Now, why the local daily for a mid-sized Southern community has a dance reviewer or a classical music reviewer or a theater critic is a mystery to me. It's something to do with high and low culture. The number of people who attend all the city's dance recitals, classical music performances and theater shows in any given week is likely a lot smaller than the number of people who bowl, but they are also more likely to buy a newspaper, so I guess they must be served.

On the other hand, the CA did boot Frederic Koeppel. He was an absolute and ossified elitist whose arthritic view of culture poisoned the "arts" pages for years. Koeppel was like an avatar for some lost, dead view of the "cultural elite." The paper is still bad about reviewing only fiction books that maybe will sell a couple of dozen copies, maybe (so is the Memphis Flyer; witness their recent books issue), rather than more popular titles, or even non-fiction not related to fiction.

Ah... I digress. Back to the topic at hand.

Peck goes on about reviewing, and differing opinions before landing on the First Amendment.
Opinion, in fact, underscores what the First Amendment is all about.

Thomas Jefferson and James Madison weren't thinking about reviewing ''Walk the Line'' when they wrote that Congress shall make no law abridging freedom of speech, but these Founding Fathers most assuredly were defending the right of people with different opinions to speak out without fear of retribution.
Well... the Founding Fathers were more concerned with political and religious speech, which were often the same thing in England at that time. America was filling up with religious dissidents from England and Europe. Dissenting from the Crown could land you in jail, find you stripped of your property and possessions, banished or even killed. Trying to argue with a government that was inclined to imprison and execute dissenters, and could easily do it, led to a desire to rein in that power for any government.
If anything, newspapers and other media need to generate more discussion, open up more space and time for dissenting and opposing views.

Letters to the editor are one way of doing that. Online reader feedback is another.
Notice no mention of the paper's web forum (where employees of the paper do not participate) or their blogs. (Or is that how Peck sees the website? As a big talkback?) Notice who controls this discussion -- the paper's editors, who decide which letters to run or whether and how to answer "online reader feedback," whatever that is.
The growth in citizen-driven reviews of everything from cars to movies to men worth dating suggests that the power of citizen opinion is becoming stronger with introduction and access to more and more digital tools that allow people to link up and share ideas. If legacy media don't make room for more voices, more citizen opinion, more of a conversation about the events of the day, New Media will simply work around those barriers and create forums for opinion in other venues.
I'm not at all clear what "citizen-driven reviews" means. Is that some shorthand for "the Web?" Or "blogs?" It seems that way when he later uses terms like "legacy media" and "New Media."

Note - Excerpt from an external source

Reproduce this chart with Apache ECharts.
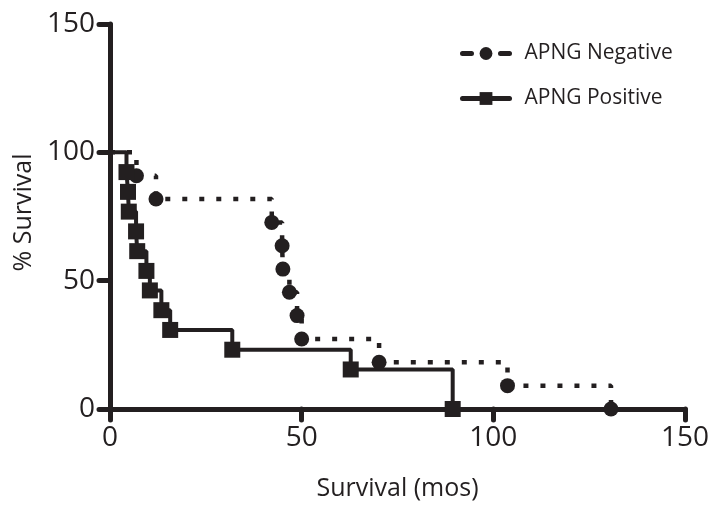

The "power of citizen opinion" has always been strong, it's just that papers in the last few decades have been able to suppress and redirect it. The 'Net has already shattered the Mainstream Media's control of the national (and regional and local) debate. They were the "barriers" Peck writes about.

But again, notice that for Peck this is all about opinion, not fact. He's been very careful to only talk about people's opinions, not on people doing their own reporting, or criticising the reporting done by the "legacy media." Can you see where this is headed yet?
At the newspaper we are looking for ways to make it easier for diverse opinions to be shared among our readers and online users. In 2006 we're going to look for ways to gather more opinions, more commentary, more shared expertise online and in print.
The paper already does this in their "Appeal" sections, where a lot of the content is written by members of the community.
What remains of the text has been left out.